[Start Dataset content]

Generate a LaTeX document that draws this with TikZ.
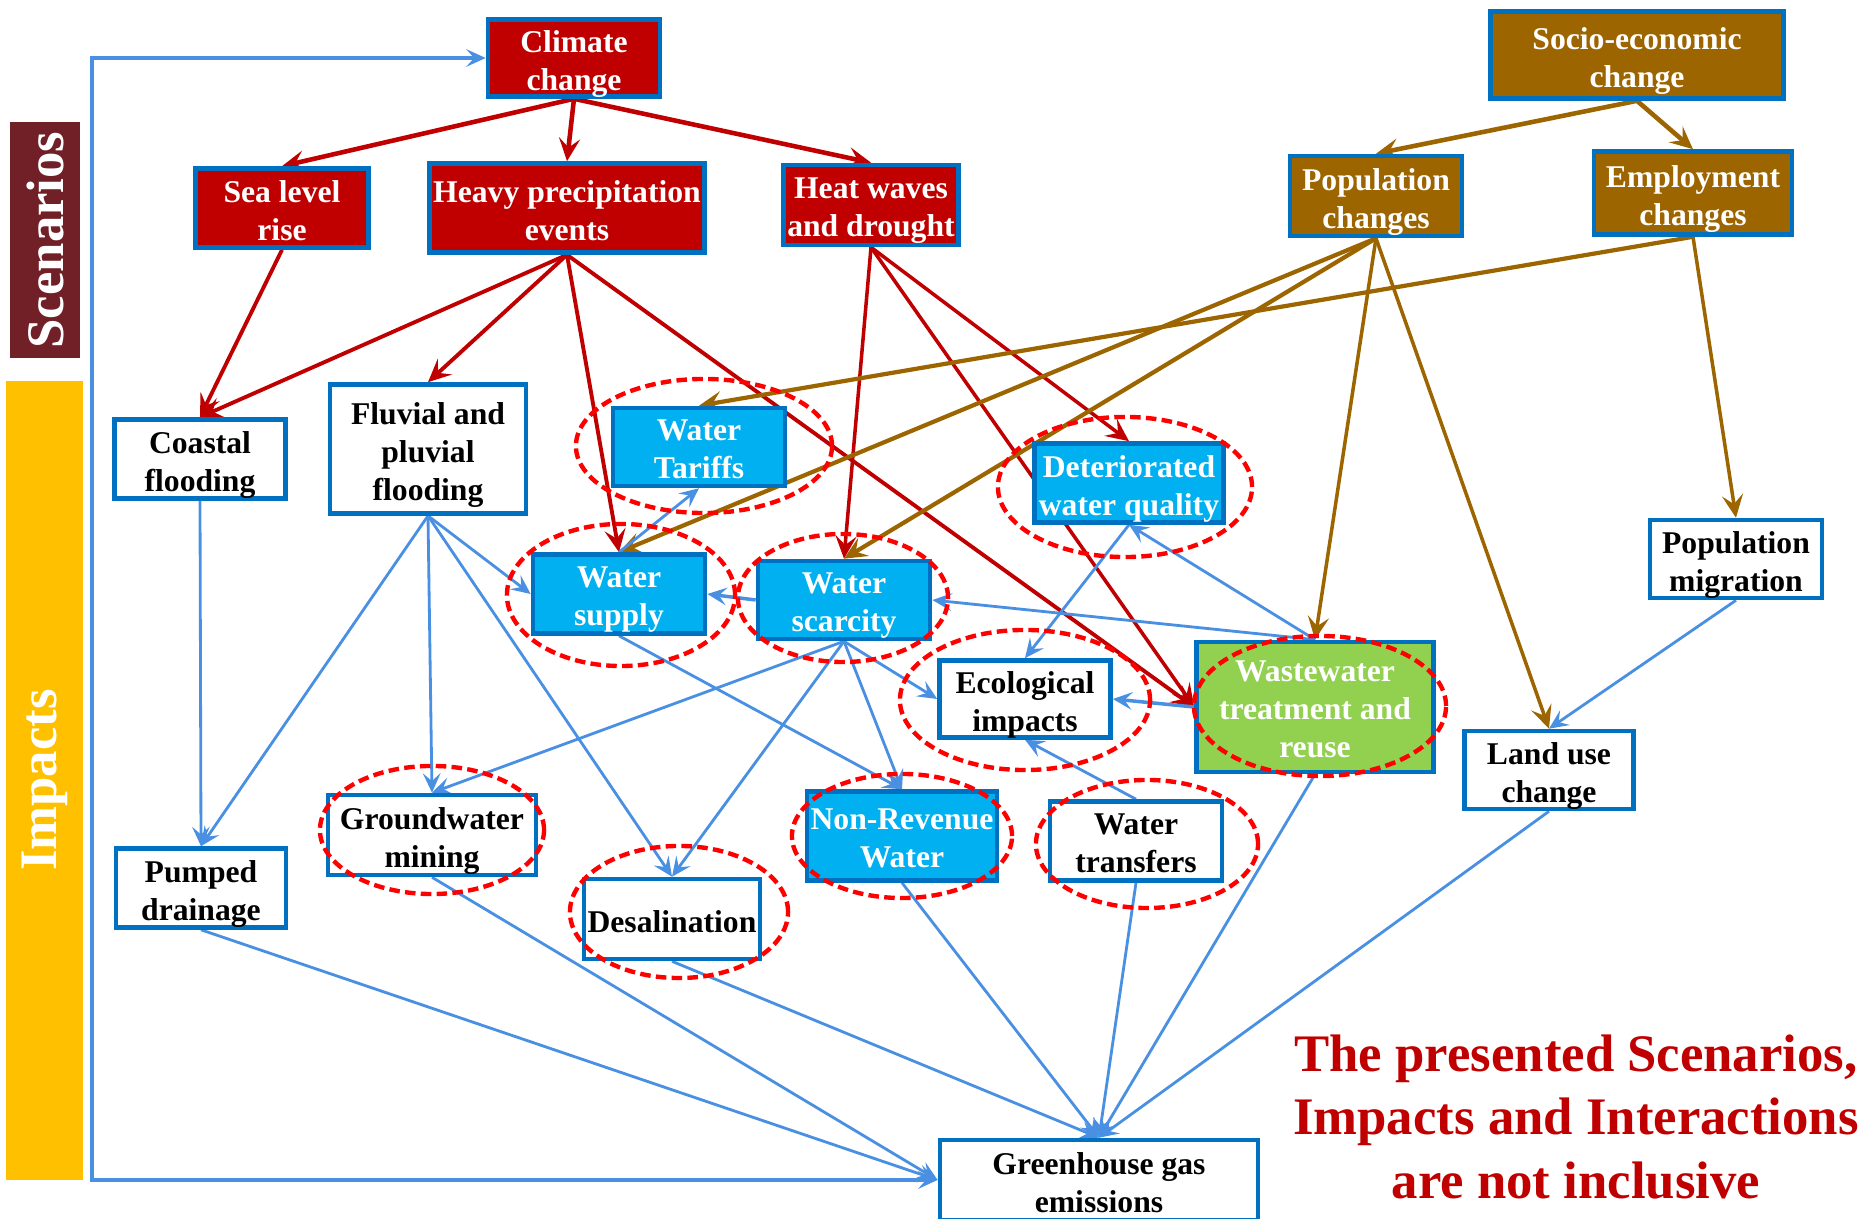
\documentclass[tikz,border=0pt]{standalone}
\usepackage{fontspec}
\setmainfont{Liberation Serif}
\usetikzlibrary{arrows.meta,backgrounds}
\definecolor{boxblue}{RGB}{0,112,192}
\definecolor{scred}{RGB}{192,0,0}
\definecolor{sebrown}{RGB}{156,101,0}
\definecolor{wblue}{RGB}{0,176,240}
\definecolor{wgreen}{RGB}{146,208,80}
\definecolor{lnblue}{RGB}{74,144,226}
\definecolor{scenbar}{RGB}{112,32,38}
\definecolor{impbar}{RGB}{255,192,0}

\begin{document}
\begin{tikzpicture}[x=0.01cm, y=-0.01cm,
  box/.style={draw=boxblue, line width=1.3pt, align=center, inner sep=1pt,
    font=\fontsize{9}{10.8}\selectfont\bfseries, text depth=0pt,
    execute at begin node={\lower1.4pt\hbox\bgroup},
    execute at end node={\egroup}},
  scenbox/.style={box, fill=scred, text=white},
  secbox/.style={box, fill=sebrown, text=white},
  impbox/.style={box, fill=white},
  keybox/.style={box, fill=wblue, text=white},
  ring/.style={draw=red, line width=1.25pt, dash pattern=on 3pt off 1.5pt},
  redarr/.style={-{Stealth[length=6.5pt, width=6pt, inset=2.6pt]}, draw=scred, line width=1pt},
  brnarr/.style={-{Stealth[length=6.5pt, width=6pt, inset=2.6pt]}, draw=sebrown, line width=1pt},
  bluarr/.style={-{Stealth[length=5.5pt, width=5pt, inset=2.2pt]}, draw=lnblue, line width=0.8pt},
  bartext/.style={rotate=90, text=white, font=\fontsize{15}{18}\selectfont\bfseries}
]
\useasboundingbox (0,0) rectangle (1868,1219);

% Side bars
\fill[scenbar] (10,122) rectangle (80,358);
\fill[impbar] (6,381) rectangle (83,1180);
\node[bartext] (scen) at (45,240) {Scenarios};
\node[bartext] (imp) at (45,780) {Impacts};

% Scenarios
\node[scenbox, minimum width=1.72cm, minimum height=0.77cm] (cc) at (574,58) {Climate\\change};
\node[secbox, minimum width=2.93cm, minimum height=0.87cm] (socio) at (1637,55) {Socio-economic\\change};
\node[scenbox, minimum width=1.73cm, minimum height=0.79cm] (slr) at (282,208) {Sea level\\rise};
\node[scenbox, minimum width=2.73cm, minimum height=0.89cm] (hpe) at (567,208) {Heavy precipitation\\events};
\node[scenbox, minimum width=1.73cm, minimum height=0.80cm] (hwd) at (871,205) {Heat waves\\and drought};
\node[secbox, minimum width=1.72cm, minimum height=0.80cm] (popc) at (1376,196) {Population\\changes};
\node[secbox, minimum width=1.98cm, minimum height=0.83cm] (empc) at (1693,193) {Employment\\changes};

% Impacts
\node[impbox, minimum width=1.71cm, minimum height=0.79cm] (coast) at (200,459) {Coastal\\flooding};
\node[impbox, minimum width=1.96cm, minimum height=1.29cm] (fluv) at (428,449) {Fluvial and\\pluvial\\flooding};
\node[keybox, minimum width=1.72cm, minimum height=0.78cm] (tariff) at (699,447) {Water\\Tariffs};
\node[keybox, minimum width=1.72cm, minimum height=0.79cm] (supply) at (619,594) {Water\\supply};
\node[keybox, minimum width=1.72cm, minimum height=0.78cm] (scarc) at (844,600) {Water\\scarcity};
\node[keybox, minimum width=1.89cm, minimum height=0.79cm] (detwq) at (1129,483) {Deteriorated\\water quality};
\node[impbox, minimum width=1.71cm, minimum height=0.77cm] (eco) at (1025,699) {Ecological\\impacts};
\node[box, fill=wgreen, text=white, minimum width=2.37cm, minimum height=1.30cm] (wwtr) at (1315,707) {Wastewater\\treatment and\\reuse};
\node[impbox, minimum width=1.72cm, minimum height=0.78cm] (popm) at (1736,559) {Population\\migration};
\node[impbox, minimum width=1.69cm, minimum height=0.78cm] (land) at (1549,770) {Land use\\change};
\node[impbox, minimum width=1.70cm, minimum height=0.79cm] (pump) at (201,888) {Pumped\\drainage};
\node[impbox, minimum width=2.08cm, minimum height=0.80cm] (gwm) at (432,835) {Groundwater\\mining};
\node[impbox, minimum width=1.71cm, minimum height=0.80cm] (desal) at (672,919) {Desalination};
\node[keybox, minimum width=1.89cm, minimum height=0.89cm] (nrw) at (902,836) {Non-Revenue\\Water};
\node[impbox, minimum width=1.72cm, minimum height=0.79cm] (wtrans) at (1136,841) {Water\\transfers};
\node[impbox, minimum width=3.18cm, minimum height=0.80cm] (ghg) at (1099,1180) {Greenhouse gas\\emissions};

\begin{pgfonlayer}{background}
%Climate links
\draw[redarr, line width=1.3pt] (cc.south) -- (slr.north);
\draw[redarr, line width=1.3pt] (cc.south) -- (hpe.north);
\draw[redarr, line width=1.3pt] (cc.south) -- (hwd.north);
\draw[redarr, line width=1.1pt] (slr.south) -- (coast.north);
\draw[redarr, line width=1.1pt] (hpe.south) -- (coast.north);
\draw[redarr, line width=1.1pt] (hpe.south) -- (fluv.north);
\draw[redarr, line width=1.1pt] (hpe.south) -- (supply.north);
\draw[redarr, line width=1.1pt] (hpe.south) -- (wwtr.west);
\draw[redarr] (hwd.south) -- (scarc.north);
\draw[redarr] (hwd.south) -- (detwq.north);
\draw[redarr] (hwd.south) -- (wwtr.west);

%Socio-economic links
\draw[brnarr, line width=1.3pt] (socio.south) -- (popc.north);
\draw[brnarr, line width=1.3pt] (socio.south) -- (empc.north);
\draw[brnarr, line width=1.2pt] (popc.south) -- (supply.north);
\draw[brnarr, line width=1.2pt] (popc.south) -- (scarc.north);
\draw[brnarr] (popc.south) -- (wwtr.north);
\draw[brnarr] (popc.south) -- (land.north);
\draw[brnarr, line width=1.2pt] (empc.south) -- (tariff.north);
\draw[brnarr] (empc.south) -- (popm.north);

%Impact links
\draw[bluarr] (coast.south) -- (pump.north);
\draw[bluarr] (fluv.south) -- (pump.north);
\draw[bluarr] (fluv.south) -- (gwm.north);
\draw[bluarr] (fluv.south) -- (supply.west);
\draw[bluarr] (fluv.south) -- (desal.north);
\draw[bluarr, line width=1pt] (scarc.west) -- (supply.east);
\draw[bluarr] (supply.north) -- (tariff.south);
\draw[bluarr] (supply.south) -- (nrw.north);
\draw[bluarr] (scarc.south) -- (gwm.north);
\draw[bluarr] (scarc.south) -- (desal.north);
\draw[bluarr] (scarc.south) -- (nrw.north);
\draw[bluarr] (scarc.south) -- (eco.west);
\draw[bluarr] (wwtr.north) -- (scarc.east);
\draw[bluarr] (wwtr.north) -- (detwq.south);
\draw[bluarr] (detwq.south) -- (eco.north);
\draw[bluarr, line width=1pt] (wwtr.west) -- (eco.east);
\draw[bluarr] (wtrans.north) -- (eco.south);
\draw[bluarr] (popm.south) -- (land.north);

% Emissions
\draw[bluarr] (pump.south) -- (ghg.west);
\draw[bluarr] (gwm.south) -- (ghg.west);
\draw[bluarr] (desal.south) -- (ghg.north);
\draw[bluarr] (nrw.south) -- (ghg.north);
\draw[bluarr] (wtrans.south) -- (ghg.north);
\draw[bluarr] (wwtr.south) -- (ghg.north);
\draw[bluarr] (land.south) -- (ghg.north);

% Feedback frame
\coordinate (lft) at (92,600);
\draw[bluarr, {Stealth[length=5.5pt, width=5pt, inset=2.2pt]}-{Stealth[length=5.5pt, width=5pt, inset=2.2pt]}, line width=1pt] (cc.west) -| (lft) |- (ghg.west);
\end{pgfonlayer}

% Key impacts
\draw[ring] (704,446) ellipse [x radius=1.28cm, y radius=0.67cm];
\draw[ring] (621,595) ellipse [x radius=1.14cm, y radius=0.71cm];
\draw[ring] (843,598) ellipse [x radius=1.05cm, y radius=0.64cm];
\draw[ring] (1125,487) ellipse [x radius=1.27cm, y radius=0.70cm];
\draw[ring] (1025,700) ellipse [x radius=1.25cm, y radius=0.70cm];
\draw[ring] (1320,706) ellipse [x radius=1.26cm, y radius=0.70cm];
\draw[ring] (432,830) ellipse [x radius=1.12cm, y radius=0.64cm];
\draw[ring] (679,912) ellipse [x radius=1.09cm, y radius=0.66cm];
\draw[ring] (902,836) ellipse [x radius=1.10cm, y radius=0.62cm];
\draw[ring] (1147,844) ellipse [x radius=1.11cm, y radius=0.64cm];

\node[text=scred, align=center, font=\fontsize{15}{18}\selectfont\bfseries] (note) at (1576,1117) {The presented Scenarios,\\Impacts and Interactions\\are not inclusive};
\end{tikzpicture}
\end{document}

[End Dataset content]

Begin at the first line of the data above and repeat each line exactly, stopping after the line containing "(imp) at (45,780)". Omit the pictures.

Generate a LaTeX document that draws this with TikZ.
\documentclass[tikz,border=0pt]{standalone}
\usepackage{fontspec}
\setmainfont{Liberation Serif}
\usetikzlibrary{arrows.meta,backgrounds}
\definecolor{boxblue}{RGB}{0,112,192}
\definecolor{scred}{RGB}{192,0,0}
\definecolor{sebrown}{RGB}{156,101,0}
\definecolor{wblue}{RGB}{0,176,240}
\definecolor{wgreen}{RGB}{146,208,80}
\definecolor{lnblue}{RGB}{74,144,226}
\definecolor{scenbar}{RGB}{112,32,38}
\definecolor{impbar}{RGB}{255,192,0}

\begin{document}
\begin{tikzpicture}[x=0.01cm, y=-0.01cm,
  box/.style={draw=boxblue, line width=1.3pt, align=center, inner sep=1pt,
    font=\fontsize{9}{10.8}\selectfont\bfseries, text depth=0pt,
    execute at begin node={\lower1.4pt\hbox\bgroup},
    execute at end node={\egroup}},
  scenbox/.style={box, fill=scred, text=white},
  secbox/.style={box, fill=sebrown, text=white},
  impbox/.style={box, fill=white},
  keybox/.style={box, fill=wblue, text=white},
  ring/.style={draw=red, line width=1.25pt, dash pattern=on 3pt off 1.5pt},
  redarr/.style={-{Stealth[length=6.5pt, width=6pt, inset=2.6pt]}, draw=scred, line width=1pt},
  brnarr/.style={-{Stealth[length=6.5pt, width=6pt, inset=2.6pt]}, draw=sebrown, line width=1pt},
  bluarr/.style={-{Stealth[length=5.5pt, width=5pt, inset=2.2pt]}, draw=lnblue, line width=0.8pt},
  bartext/.style={rotate=90, text=white, font=\fontsize{15}{18}\selectfont\bfseries}
]
\useasboundingbox (0,0) rectangle (1868,1219);

% Side bars
\fill[scenbar] (10,122) rectangle (80,358);
\fill[impbar] (6,381) rectangle (83,1180);
\node[bartext] (scen) at (45,240) {Scenarios};
\node[bartext] (imp) at (45,780) {Impacts};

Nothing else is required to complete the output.